DURHAM, N.C.–It looks like Matt LaPorta has played his final minor league game.
The Indians promoted LaPorta and another prospect, second baseman Luis Valbuena, from Triple-A Columbus to Cleveland after the Clippers’ game in Durham last night.
LaPorta, 24, went 0-for-4 with a walk and two strikeouts last night, but he still looked impressive and leaves Columbus with a .333/.414/.640 batting line in 21 games. The ball makes a different sound coming off his bat thanks to his physical strength and strong rotational swing. LaPorta stays balanced at the plate, keeping his weight on his back leg before powerfully transferring his weight and unleashing a swing with good bat speed and torque to generate plus-plus power.
"Just really, really good baseball instincts and an incredible knack for hitting for power," Indians farm director Ross Atkins said earlier in the week. "He’s a powerful individual with a powerful swing. There’s a lot of big, strong guys who can’t leverage the ball, and he just happens to be one of them who can."
LaPorta played first base, the position he played at Florida before the Brewers tried using him in the outfield after making him a first-round pick in 2007. LaPorta’s below-average speed limits his range, though scouts who saw him last year in the Double-A Southern League were surprised by his jumps and reads off the bat. Yesterday LaPorta made a nice play on a hard-hit ground ball by Durham first baseman Chris Richard, diving to his right for the ball and making the underhand flip for the out at first base.
"I think the thing we’ve seen that’s been almost more encouraging is how good he’s been—not necessarily more valuable, but something that’s been almost unexpected—is how good he’s been defensively in the outfield," Atkins said. "Really good instincts, very good baserunner, has no problem coming in to the ball or going to his side, as any new outfielder playing at a high level. He’s learning to be more efficient going back on balls directly over his head, but we say the same thing about Grady Sizemore; that’s just part of playing baseball at a high level. That’s a hard thing to do.
"He lets his instincts play. He works on the fundamentals and he works on his routes and angles and jumps, but when it comes time to play, he just relies on his instincts, which is hard to get guys to do, especially when you’re making them play different positions."
LaPorta is the better prospect and has garnered more attention, but Valbuena shows the potential to be an average to above-average big leaguer. Valbuena, 23, keeps his head locked in through his swing and has a good eye at the plate (16 walks and 13 strikeouts this year) with the ability to work the count and spray line drives to all fields. He’s not particularly tall–he’s listed at 5-foot-10, 195 pounds–but he shows some surprising power with his ability to generate torque in his swing.
Yesterday Valbuena went 2-for-4 with a home run and a walk, raising his line this season to .321/.436/.538 in 22 games. Valbuena’s home run came off of Rays righthander Mitch Talbot in the top of the third inning, when Valbuena used a short swing to stay inside the ball on a fastball on the inner half of the plate for a deep home run to right field. His walk came in the sixth inning after getting behind 1-2, as Valbuena battled back to 2-2, then laid off of a pair of close pitches to draw the free pass.

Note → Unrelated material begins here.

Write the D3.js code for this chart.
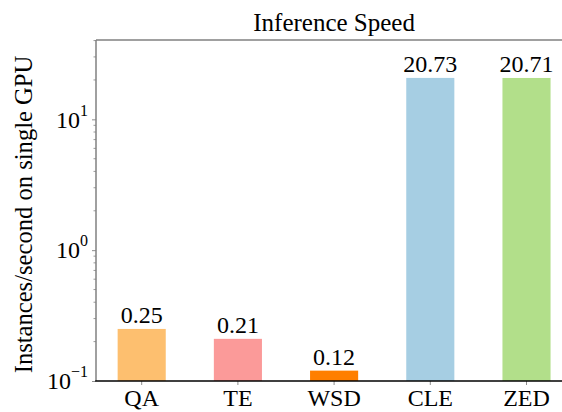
<!DOCTYPE html>
<html><head><meta charset="utf-8">
<script src="https://cdn.jsdelivr.net/npm/d3@7"></script>
</head><body style="margin:0">
<script>
const categories = ["QA", "TE", "WSD", "CLE", "ZED"];
const values = [0.25, 0.21, 0.12, 20.73, 20.71];
const labels = ["0.25", "0.21", "0.12", "20.73", "20.71"];
const colors = ["#fdbf6f", "#fb9a99", "#ff7f00", "#a6cee3", "#b2df8a"];
const majorTicks = [0.1, 1, 10];
const majorExp = ["−1", "0", "1"];
const title = "Inference Speed";
const yLabel = "Instances/second on single GPU";

const W = 562, H = 412;
const L = 96, R = 572.2, T = 40, B = 381;
const FF = "Times New Roman";

const svg = d3.select("body").append("svg").attr("width", W).attr("height", H)
  .style("display", "block").style("font-family", `"${FF}"`);

const x = d3.scaleBand().domain(categories).range([L, R]).paddingInner(0.5).paddingOuter(0.225);
const y = d3.scaleLog().domain([0.1, 40.4]).range([B, T]);

// bars
svg.selectAll("rect.bar").data(categories).join("rect")
  .attr("class", "bar")
  .attr("x", d => x(d))
  .attr("width", x.bandwidth())
  .attr("y", (d, i) => y(values[i]))
  .attr("height", (d, i) => B - y(values[i]))
  .attr("fill", (d, i) => colors[i]);

// bar labels
svg.selectAll("text.vl").data(categories).join("text")
  .attr("class", "vl")
  .attr("x", d => x(d) + x.bandwidth() / 2)
  .attr("y", (d, i) => y(values[i]) - 6)
  .attr("text-anchor", "middle")
  .style("font-family", `"${FF}"`).attr("font-size", 24)
  .attr("fill", "#000")
  .text((d, i) => labels[i]);

// minor ticks
const minor = [];
[0.1, 1, 10].forEach(dec => { for (let k = 2; k <= 9; k++) { const v = dec * k; if (v <= 40.4) minor.push(v); } });
svg.selectAll("line.minor").data(minor).join("line")
  .attr("x1", L - 2.5).attr("x2", L)
  .attr("y1", d => y(d)).attr("y2", d => y(d))
  .attr("stroke", "#808080").attr("stroke-width", 0.8);

// y axis major
const yAxis = d3.axisLeft(y).tickValues(majorTicks).tickSize(4).tickFormat("");
const gy = svg.append("g").attr("transform", `translate(${L},0)`).call(yAxis);
gy.attr("font-family", null).attr("font-size", null);
gy.select(".domain").remove();
gy.selectAll(".tick line").attr("stroke", "#808080").attr("stroke-width", 0.9);
gy.selectAll(".tick").each(function(d, i) {
  const t = d3.select(this).append("text")
    .attr("x", -8).attr("dy", "0.32em")
    .attr("text-anchor", "end").attr("fill", "#000")
    .style("font-family", `"${FF}"`).attr("font-size", 24);
  t.append("tspan").text("10");
  t.append("tspan").attr("font-size", 16).attr("dy", "-0.75em").text(majorExp[i]);
});

// x axis
const xAxis = d3.axisBottom(x).tickSize(4).tickPadding(4);
const gx = svg.append("g").attr("transform", `translate(0,${B})`).call(xAxis);
gx.attr("font-family", null).attr("font-size", null);
gx.select(".domain").remove();
gx.selectAll(".tick line").attr("stroke", "#808080").attr("stroke-width", 0.9);
gx.selectAll(".tick text").style("font-family", `"${FF}"`).attr("font-size", 24).attr("fill", "#000")
  .attr("y", 25).attr("dy", 0);

// spines
svg.append("line").attr("x1", L).attr("x2", R).attr("y1", T).attr("y2", T)
  .attr("stroke", "#808080").attr("stroke-width", 1.5);
svg.append("line").attr("x1", L).attr("x2", L).attr("y1", T).attr("y2", B)
  .attr("stroke", "#808080").attr("stroke-width", 1.5);
svg.append("line").attr("x1", L - 0.75).attr("x2", R).attr("y1", B).attr("y2", B)
  .attr("stroke", "#000").attr("stroke-width", 1.5);

// title
svg.append("text").attr("x", (L + R) / 2).attr("y", 31).attr("text-anchor", "middle")
  .style("font-family", `"${FF}"`).attr("font-size", 25).attr("fill", "#000").text(title);

// y label
svg.append("text").attr("transform", `translate(32,${(T + B) / 2 + 4}) rotate(-90)`)
  .attr("text-anchor", "middle").style("font-family", `"${FF}"`).attr("font-size", 24.6)
  .attr("fill", "#000").text(yLabel);
</script>
</body></html>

Valbuena is a good defensive second baseman with excellent hands, solid arm strength and above-average accuracy. He’s an average runner, but he’s capable of filling in at shortstop or sliding across the diamond to third base if necessary.
"I think he’s someone who really benefited from winter ball," Atkins said. "He’s a really smart baseball player and he’s a leader on the baseball field–as far as decision-making is concerned and positioning and pre-pitch–and he’s working as a leader on the field. It’s been very, very good to see. And offensively he’s been as good or better than his numbers, and his numbers are great. He’s got over a 1.000 OPS. He’s got a lot of hard outs, and every at-bat he battles. He doesn’t give away at-bats, he’s extremely confident and he shows the ability to potentially be someone who can steal a base. I know he’s never done it, but he’s a really smart player and he’s an average runner, so if he maintains that speed, he might be someone down the road who can steal some bases for us."